Countermeasures against side-channel analysis attacks are increasingly considered already during the design/implementation step of cryptographic algorithms for embedded devices. An important challenge is to reduce the overhead (area, time) introduced by the countermeasures, and, consequently, in the past years a lot of progress has been achieved in this direction. In this contribution we propose a further optimization of decomposing 4-bit S-boxes by exploiting affine transformations and a single shared quadratic permutation. Thereby many various S-boxes can be merged into one component and thus reduce the resource overhead. We applied our proposed scheme on a Threshold Implementation masked Present S-box and its inverse in order to construct a merged masked S-box, which can be used for both encryption and decryption. This design saves up to 24% resources on a Virtex-5 FPGA platform and up to 28% for an ASIC implementation compared to previously published designs. It is noteworthy to stress that our technique is not restricted to the TI countermeasure, but also allows to reduce the resource requirements of the non-linear layer of cryptographic algorithms with a set of different S-boxes, such as SERPENT or DES, amongst others.

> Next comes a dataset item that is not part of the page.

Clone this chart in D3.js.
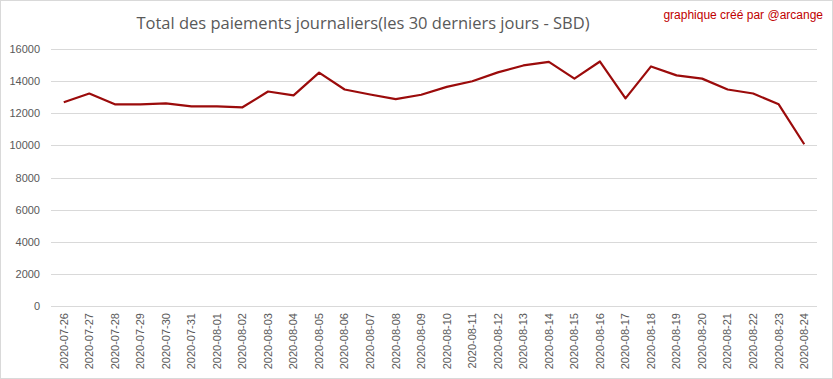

Standardized Signature Algorithms on Ultra-constrained 4-Bit MCU

In this work, we implement all three digital signature schemes specified in Digital Signature Standard (FIPS 186-3), including DSA and RSA (based on modular exponentiation) as well as ECDSA (based on elliptic curve point multiplication), on an ultra-constrained 4-bit MCU of the EPSON S1C63 family. Myriads of 4-bit MCUs are widely deployed in legacy devices, and some in security applications due to their ultra low-power consumption. However, public-key cryptography, especially digital signature, on 4-bit MCU is usually neglected and even regarded as infeasible. Our highly energy-efficient implementation can give rise to a variety of security functionalities for these ultra-constrained devices.